A sudden shift to paid access threatens to squeeze margins, particularly for early-stage companies and thin-margin products.

PNC, the ninth-largest US bank, is also reportedly considering similar charges, raising fears of a domino effect among other major institutions.

Strategic Repositioning for Fintechs

Industry observers see three likely responses from affected firms:

  1. Direct Bank Partnerships – Fintechs may bypass aggregators altogether by forging direct relationships with banks willing to offer free or more favourable API terms.

  2. Alternative Access Channels – Aggregators could consolidate data from smaller, open-banking-friendly banks to maintain breadth without high fees.

  3. Product Model Shifts – Companies may create “data-lite” versions of services or pivot towards proprietary data, credit scoring and analytics products that reduce dependency on costly bank feeds.

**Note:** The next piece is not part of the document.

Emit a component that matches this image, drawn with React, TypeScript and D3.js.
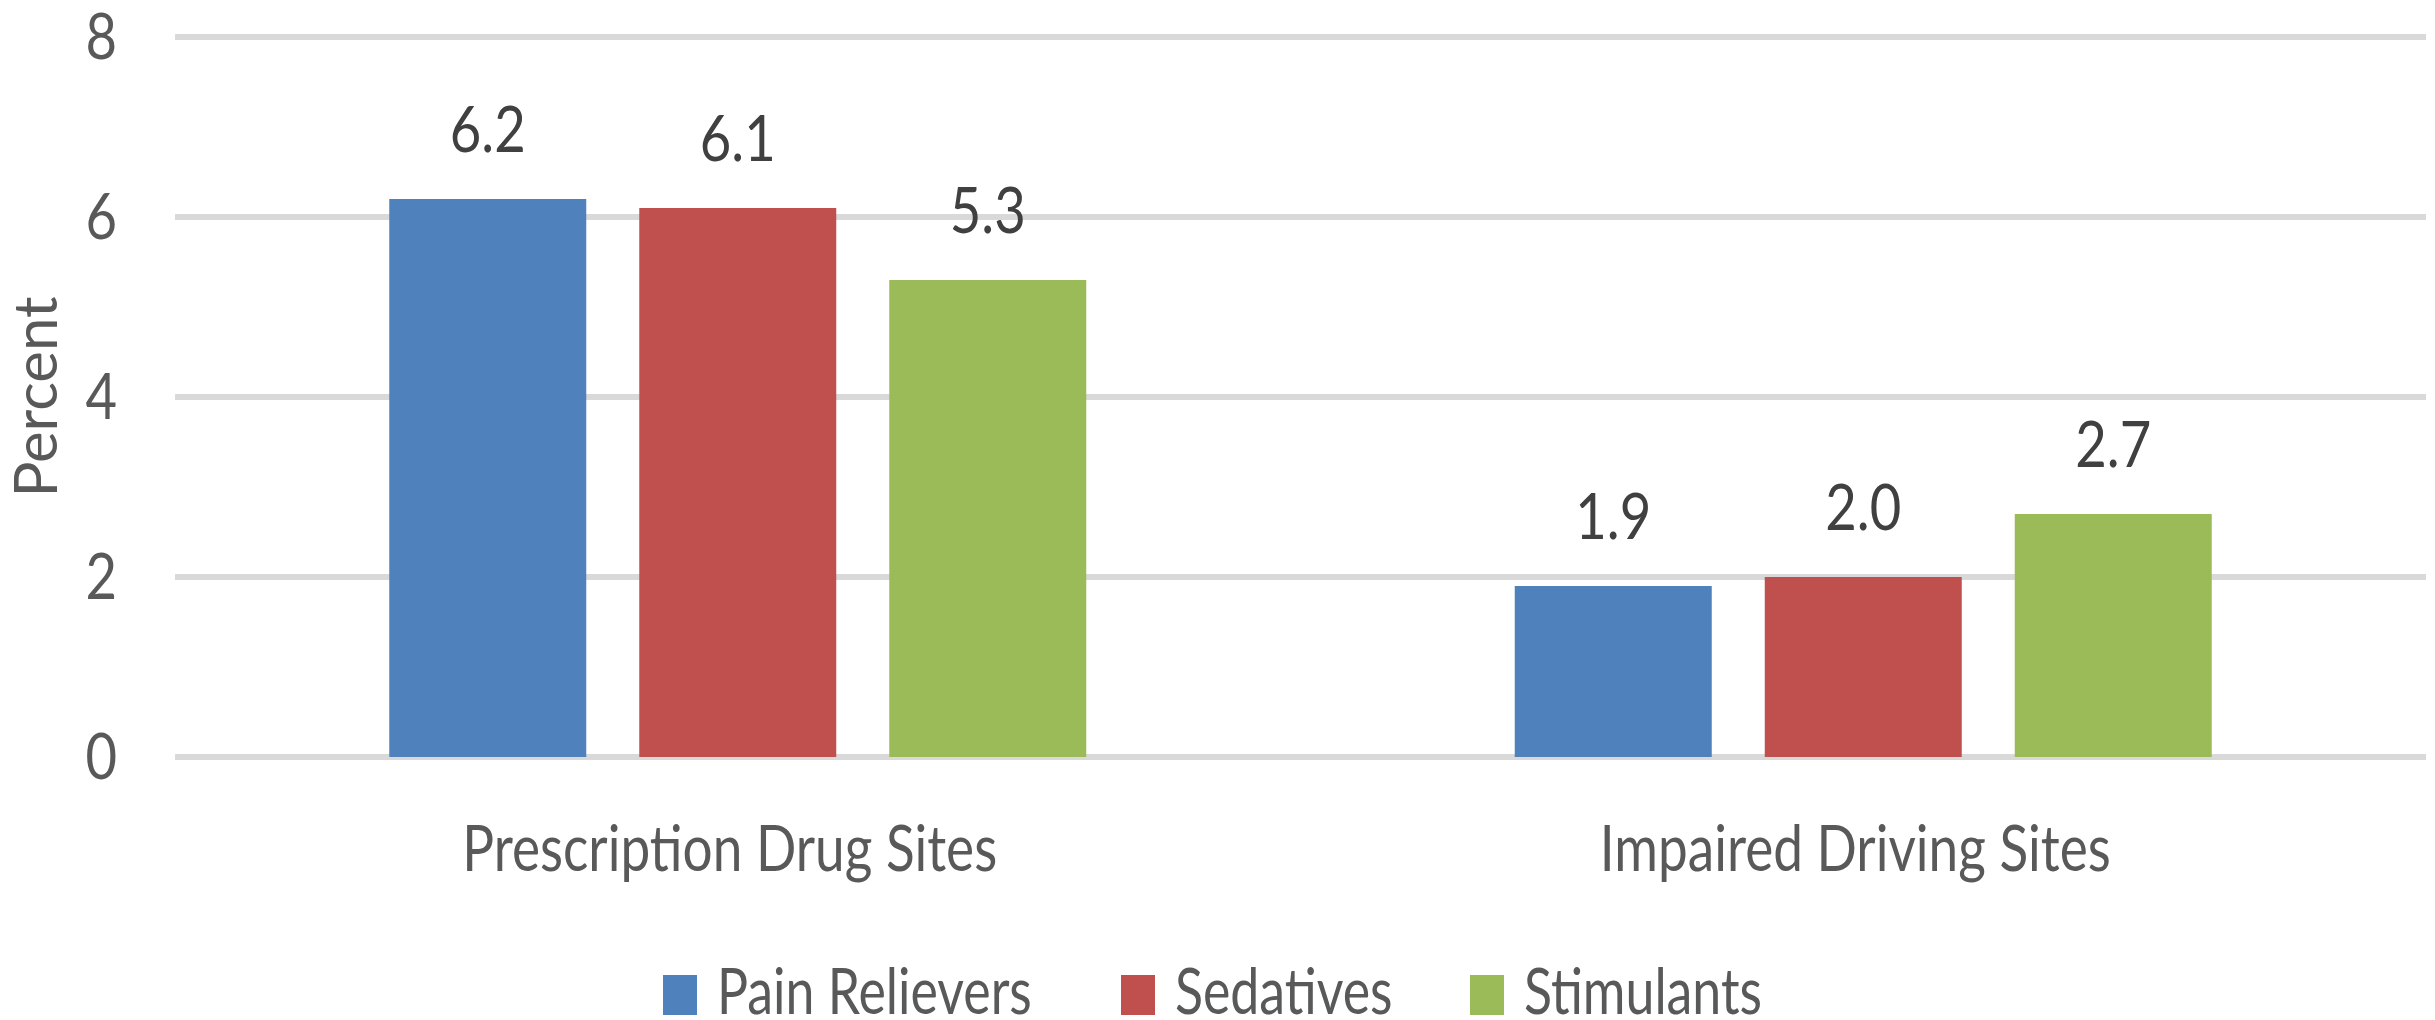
import React from "react";
import * as d3 from "d3";

const categories = ["Prescription Drug Sites", "Impaired Driving Sites"];
const seriesNames = ["Pain Relievers", "Sedatives", "Stimulants"];
const painRelievers = [6.2, 1.9];
const sedatives = [6.1, 2.0];
const stimulants = [5.3, 2.7];
const yTicks = [0, 2, 4, 6, 8];
const colors = ["#4f81bd", "#c0504d", "#9bbb59"];

const W = 2435;
const H = 1020;
const FONT = "Lato, 'Open Sans', sans-serif";

export default function App() {
  const seriesValues = [painRelievers, sedatives, stimulants];
  const y = d3.scaleLinear().domain([0, 8]).range([757, 37]);
  const x0 = d3.scaleBand<string>().domain(categories).range([175, 2426]).padding(0);
  const x1 = d3
    .scaleBand<string>()
    .domain(seriesNames)
    .range([-375, 375])
    .paddingInner(0.212)
    .paddingOuter(0.106);

  const T = (
    x: number,
    yy: number,
    text: string,
    size: number,
    fill: string,
    anchor: string,
    sx: number,
    key?: string,
    extra?: string
  ) => (
    <text
      key={key}
      transform={`translate(${x},${yy})${extra || ""} scale(${sx},1)`}
      fontFamily={FONT}
      fontSize={size}
      fill={fill}
      textAnchor={anchor}
    >
      {text}
    </text>
  );

  const legendX = [663, 1121, 1470];

  return (
    <svg
      width={W}
      height={H}
      style={{ position: "absolute", left: 0, top: 0, background: "#fff" }}
    >
      {yTicks.map((t) => (
        <line
          key={"g" + t}
          x1={175}
          x2={2426}
          y1={y(t)}
          y2={y(t)}
          stroke="#d9d9d9"
          strokeWidth={6}
        />
      ))}
      {yTicks.map((t) => T(117, y(t) + 22, String(t), 64, "#595959", "end", 0.85, "t" + t))}
      {T(57, 397, "Percent", 60, "#595959", "middle", 1.0, "yl", " rotate(-90)")}
      {categories.map((c, ci) => {
        const cx = (x0(c) as number) + x0.bandwidth() / 2;
        return (
          <g key={c}>
            {seriesNames.map((s, si) => {
              const v = seriesValues[si][ci];
              const bx = cx + (x1(s) as number);
              return (
                <g key={s}>
                  <rect
                    x={bx}
                    y={y(v)}
                    width={x1.bandwidth()}
                    height={y(0) - y(v)}
                    fill={colors[si]}
                  />
                  {T(bx + x1.bandwidth() / 2, y(v) - 47, v.toFixed(1), 64, "#404040", "middle", 0.85)}
                </g>
              );
            })}
            {T(cx - 8, 871, c, 64, "#595959", "middle", 0.83)}
          </g>
        );
      })}
      {seriesNames.map((s, i) => (
        <g key={"lg" + s}>
          <rect x={legendX[i]} y={975} width={34} height={40} fill={colors[i]} />
          {T(legendX[i] + 54, 1014, s, 64, "#595959", "start", 0.81)}
        </g>
      ))}
    </svg>
  );
}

Negotiations between banks and aggregators are expected to intensify, with both sides seeking cost-neutral solutions through volume-based discounts, bundling, or tiered API structures.

Consumer Impact Likely Indirect — For Now

While customers are unlikely to see a line item labelled “bank data fee”, the costs may eventually be passed on.

Budgeting apps, neobanks and payment-heavy platforms could raise subscription prices, introduce premium tiers, or trim free features.

The controversy also raises consumer awareness about data rights and ownership.

In markets such as the UK and EU, Open Banking regulations mandate free, standardised access to customer-consented data.

The US, by contrast, lacks a comprehensive framework, creating inconsistencies and opportunities for banks to monetise access.

A Turning Point for US Open Banking

JPMorgan’s initiative could accelerate calls for US policymakers to establish a clear, enforceable Open Banking regime akin to the EU’s PSD2 or the UK’s Open Banking Implementation Entity framework.

Without regulatory guardrails, the market risks fragmenting into a patchwork of paid and free data channels, potentially undermining competition.

For now, the US fintech sector faces a delicate transition.

The outcome will hinge on regulatory decisions, industry negotiations, and the willingness of banks to balance monetisation with fostering innovation.

What is certain is that the era of assuming “free data” as a given is over.

Whether the next phase is defined by collaborative frameworks that preserve broad access, or by commercial firewalls that favour incumbents, will shape the trajectory of digital finance for years to come.